Champion eventually tweeted out the name in question, only to delete the tweet almost immediately. His account was suspended from Twitter but has since been reinstated, and he continues to tweet and blog.

But his pattern with both Gould and Khakpour follows the same template Russ laid out in How to Suppress Women’s Writing, the one Reetz-Laiolo is following now. Gould, Champion says, is “not a real writer:” She wrote it, but she shouldn’t have. He writes vindictively about how he “busted his ass” for Khakpour, implying that her success is due to his work: She wrote it, but she had help.

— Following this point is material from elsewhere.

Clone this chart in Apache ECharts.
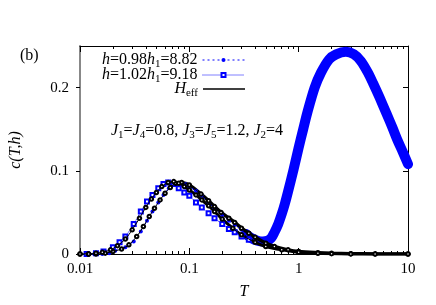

And Champion’s critique of both Gould and Khakpour is premised on the idea that what really makes them suspect is the fact that they are women who have bodies and who may have had sex. Gould had sex as a teenager, and this makes her a “scabrous and manipulative opportunist.” Khakpour has a body that was at one point naked and photographed against her will, and this is shameful and worthy of blackmail. Women have bodies, and sometimes those bodies have sex, and this, the logic goes, calls their ideas and work into question.

This strategy is fundamentally about silencing women

People outside of publishing use the threat of sexual shaming against women, too: Notably, Harvey Weinstein hired spies and private detectives to compile dossiers against the people he feared might speak out against him, and those dossiers contained information about their subjects’ romantic and sexual pasts.

But when sexual shaming happens in the literary world, its subtext becomes clearer: Because the shaming is in response to women writing, we begin to see that this kind of shaming is fundamentally about silencing women. This shaming is not some kind of misguided flirtation or moralizing. It is a misogynistic exercise of power.

“What should have been a happy milestone — publishing my first novel — has turned into a yearslong nightmare perpetrated by someone I believed I had finally escaped from,” Cline said in a statement to the New York Times on Friday. “My only experience of publishing a novel has been one where I am under acute attack, with my sexual history weaponized against me by a cadre of male lawyers. I’ll never be able to get back the years I’ve now spent responding to an ex-boyfriend’s baseless legal assaults and ludicrous, billion-dollar claims instead of writing another book. That’s a loss I don’t know how to fully comprehend.”

It’s also a loss that this kind of shaming seems specifically designed to create. Cline being unable to write a new book is a feature, not a bug, of Reetz-Laiolo’s suit, and underlines what we stand to lose when women’s sexuality is used as a weapon against them.